▶ _What you will do_
Pictures are not part of the copy. Retype the lines from the first one through the line that contains "jp = ['Noto Sans CJK JP', 'DejaVu Sans']".

[start]

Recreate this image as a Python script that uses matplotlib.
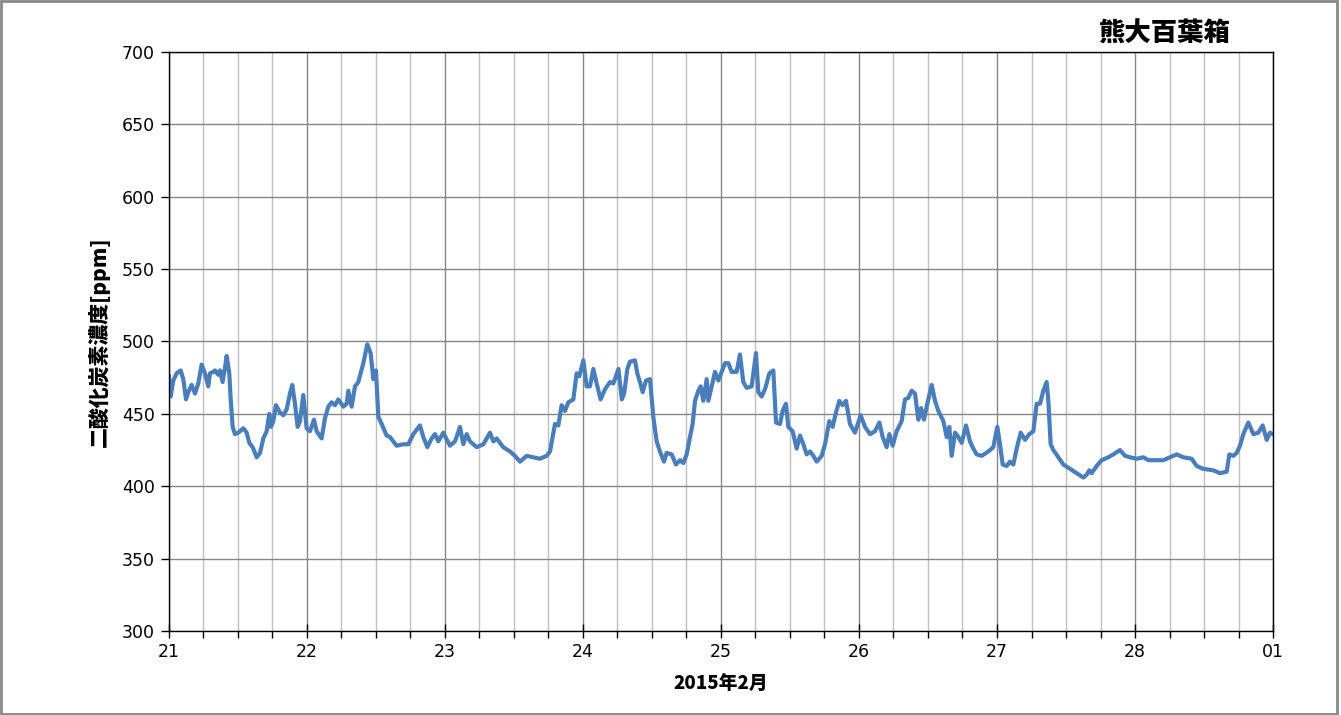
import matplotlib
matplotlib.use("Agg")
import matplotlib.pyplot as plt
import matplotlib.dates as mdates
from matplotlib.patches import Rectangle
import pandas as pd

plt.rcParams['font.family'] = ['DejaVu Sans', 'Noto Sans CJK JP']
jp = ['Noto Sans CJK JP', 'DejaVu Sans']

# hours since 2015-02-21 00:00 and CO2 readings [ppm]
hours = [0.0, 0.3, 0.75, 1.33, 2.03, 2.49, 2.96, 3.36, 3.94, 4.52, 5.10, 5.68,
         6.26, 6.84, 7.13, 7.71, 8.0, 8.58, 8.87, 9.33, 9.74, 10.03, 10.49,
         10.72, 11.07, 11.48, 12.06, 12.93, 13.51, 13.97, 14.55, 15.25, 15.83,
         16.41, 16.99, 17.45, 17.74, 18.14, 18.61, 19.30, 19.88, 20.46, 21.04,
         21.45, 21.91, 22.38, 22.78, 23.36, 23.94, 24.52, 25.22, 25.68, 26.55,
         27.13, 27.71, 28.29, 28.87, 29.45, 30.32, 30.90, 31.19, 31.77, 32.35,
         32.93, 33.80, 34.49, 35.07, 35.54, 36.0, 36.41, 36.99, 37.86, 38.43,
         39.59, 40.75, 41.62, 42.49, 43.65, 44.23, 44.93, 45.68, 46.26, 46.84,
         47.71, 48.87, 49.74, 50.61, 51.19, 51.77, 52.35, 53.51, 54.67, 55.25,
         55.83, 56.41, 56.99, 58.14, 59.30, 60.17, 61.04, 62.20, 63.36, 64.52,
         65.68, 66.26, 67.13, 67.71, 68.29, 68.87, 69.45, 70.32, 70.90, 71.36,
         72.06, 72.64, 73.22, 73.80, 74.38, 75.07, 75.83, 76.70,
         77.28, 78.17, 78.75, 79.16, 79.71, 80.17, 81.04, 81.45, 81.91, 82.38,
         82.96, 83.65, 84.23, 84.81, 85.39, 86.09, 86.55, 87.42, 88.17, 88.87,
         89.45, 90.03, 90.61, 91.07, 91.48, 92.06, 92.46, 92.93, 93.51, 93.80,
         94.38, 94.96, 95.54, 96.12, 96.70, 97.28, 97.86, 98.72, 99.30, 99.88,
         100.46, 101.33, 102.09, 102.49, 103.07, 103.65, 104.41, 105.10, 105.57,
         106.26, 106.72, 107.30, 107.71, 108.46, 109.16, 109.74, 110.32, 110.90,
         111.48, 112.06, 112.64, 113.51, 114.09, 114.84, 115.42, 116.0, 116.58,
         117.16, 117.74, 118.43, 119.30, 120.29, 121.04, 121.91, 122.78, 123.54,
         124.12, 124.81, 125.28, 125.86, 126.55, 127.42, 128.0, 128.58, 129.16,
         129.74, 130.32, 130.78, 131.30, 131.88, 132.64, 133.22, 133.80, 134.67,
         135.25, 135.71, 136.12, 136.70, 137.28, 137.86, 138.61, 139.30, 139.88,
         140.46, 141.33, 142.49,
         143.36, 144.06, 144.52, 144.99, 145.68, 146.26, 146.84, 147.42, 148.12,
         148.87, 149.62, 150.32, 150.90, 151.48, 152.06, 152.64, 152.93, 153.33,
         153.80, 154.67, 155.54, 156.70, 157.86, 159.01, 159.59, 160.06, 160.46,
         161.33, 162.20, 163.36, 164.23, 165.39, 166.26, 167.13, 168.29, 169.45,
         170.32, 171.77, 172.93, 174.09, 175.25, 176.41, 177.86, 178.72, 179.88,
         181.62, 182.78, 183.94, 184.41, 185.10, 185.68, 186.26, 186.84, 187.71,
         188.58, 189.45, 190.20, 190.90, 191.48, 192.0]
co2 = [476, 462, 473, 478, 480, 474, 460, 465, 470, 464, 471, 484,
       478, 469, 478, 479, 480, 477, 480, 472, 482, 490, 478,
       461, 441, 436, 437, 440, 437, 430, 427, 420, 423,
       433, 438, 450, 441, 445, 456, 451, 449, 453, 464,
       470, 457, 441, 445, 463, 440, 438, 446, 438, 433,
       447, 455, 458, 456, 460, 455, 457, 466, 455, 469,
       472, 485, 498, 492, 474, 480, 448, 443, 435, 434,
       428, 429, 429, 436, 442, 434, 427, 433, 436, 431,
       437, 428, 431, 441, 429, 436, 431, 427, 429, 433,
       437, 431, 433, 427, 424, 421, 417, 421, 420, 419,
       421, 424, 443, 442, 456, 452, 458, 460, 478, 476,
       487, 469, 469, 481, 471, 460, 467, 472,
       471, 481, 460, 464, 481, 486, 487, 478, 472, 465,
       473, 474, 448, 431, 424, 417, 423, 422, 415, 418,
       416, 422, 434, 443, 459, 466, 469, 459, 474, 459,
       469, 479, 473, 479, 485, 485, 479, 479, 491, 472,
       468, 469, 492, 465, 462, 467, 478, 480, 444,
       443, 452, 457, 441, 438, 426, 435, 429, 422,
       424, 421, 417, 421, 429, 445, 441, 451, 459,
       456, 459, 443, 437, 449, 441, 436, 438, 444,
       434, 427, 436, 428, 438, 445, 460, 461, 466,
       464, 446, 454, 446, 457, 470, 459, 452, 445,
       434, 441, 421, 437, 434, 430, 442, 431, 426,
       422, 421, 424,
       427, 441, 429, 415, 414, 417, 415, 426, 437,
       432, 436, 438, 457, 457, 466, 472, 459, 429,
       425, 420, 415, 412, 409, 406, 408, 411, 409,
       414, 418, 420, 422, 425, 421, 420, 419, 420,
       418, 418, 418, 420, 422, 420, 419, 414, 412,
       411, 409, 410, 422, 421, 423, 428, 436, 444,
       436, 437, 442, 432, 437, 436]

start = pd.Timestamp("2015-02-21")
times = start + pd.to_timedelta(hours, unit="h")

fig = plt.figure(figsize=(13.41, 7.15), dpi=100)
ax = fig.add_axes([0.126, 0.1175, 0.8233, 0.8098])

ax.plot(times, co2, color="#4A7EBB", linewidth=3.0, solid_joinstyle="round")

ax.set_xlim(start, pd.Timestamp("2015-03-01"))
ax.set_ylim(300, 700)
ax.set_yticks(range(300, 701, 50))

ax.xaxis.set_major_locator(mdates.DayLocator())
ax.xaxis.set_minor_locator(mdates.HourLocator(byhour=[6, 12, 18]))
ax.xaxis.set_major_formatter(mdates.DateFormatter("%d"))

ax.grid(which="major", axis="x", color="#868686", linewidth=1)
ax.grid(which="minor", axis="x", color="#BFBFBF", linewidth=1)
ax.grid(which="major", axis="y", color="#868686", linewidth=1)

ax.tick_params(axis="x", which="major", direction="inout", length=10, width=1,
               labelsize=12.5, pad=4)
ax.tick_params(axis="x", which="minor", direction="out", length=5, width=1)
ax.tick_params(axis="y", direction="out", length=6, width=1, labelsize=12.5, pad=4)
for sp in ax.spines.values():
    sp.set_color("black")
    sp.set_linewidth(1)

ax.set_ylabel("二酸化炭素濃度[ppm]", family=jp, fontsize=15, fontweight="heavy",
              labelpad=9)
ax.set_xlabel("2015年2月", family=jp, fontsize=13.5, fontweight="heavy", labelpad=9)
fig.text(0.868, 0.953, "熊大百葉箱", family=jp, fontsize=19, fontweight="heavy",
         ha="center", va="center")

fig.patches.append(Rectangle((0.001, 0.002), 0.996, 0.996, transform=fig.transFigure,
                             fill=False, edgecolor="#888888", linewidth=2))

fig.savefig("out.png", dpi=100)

[end]

▶ _Correct answer_
Recreate this image as a Python script that uses matplotlib.
import matplotlib
matplotlib.use("Agg")
import matplotlib.pyplot as plt
import matplotlib.dates as mdates
from matplotlib.patches import Rectangle
import pandas as pd

plt.rcParams['font.family'] = ['DejaVu Sans', 'Noto Sans CJK JP']
jp = ['Noto Sans CJK JP', 'DejaVu Sans']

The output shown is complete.